Ilegalidade das leis que restringem a dedutibilidade de despesas com veículos
A legislação tributária brasileira se vale, com certa frequência, de termos e expressões de natureza subjetiva, dificultando sua interpretação e provocando insegurança jurídica. É o que ocorre no caso do artigo 13 da Lei nº 9.249, de 26 de dezembro de 1995, que autoriza a dedução, da base de cálculo do Imposto de Renda Pessoa Jurídica (IRPJ) e da Contribuição Social sobre o Lucro Líquido (CSLL), de despesas com bens móveis e imóveis, desde que intrinsecamente relacionadas à atividade exercida pelo contribuinte.

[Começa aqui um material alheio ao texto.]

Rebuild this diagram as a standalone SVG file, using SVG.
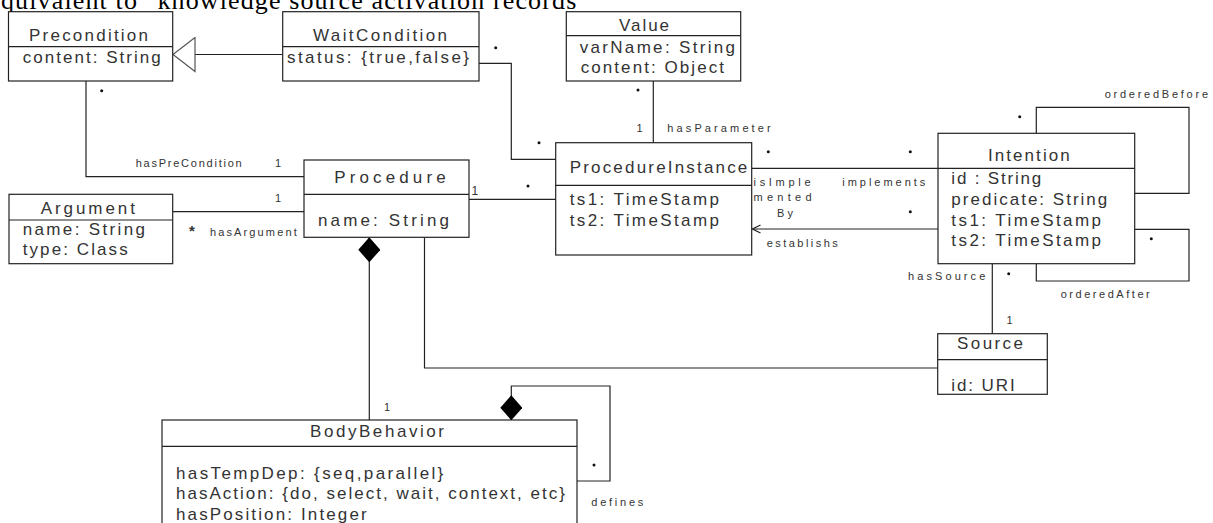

No que se refere a veículos, a interpretação conferida pela administração tributária ao termo "intrinsecamente" levou-a a conceituar como dedutíveis apenas os gastos com a manutenção, depreciação, locação e arrendamento daqueles diretamente relacionados à produção de bens ou serviços, tais como caminhões e utilitários (art. 25 da Instrução Normativa nº 11, de 21 de fevereiro de 1996, do secretário da Receita Federal).
Essa interpretação restritiva do fisco afronta o princípio da tipicidade cerrada em matéria tributária e retira a liquidez e certeza do lançamento.
As normas que dispõem sobre dedutibilidade de despesas, gastos e encargos não podem ser interpretadas com base em razões de mera conveniência da administração. O termo "intrínseco" utilizado pelo legislador não pode ser interpretado de forma dissociada da norma geral que regula a dedutibilidade de despesas, inserida no art. 47 da Lei nº 4.505, de 30 de novembro de 1964 e reproduzida no art. 299 do atual Regulamento do Imposto de Renda. Essa norma considera como dedutíveis as despesas normais ou usuais no tipo de transações, operações ou atividades empresariais.
O termo "intrínseco" deve ser entendido como indicativo do conjunto de gastos que tenham relação de pertinência com as atividades da sociedade, aí incluídos aqueles que apesar de não serem imprescindíveis ao seu funcionamento, contribuam para o ganho de eficiência. Isso significa que o atendimento ao requisito da necessidade deve ser aferido com razoabilidade pela fiscalização.
Um bom exemplo de despesa necessária é a lavanderia que poderia perfeitamente exercer suas operações mediante trabalho braçal, mas optou pela utilização de máquinas para lavar e passar tecidos, de forma a alcançar ganhos de escala e produtividade. Embora possa ser considerada teoricamente prescindível, é inegável que a despesa com a depreciação dessas máquinas é necessária, e como tal, dedutível na apuração do lucro tributável.
No que respeita especificamente a veículos, reiteradas decisões do Conselho Administrativo de Recursos Fiscais (Carf) assentam o entendimento de que a cláusula aberta prevista no art. 13 da Lei nº 9.249/95 não pode ser interpretada de forma a restringir o direito à dedutibilidade das despesas incorridas com essa espécie de bens, pois o fisco não é competente para definir o meio de transporte mais adequado para o contribuinte.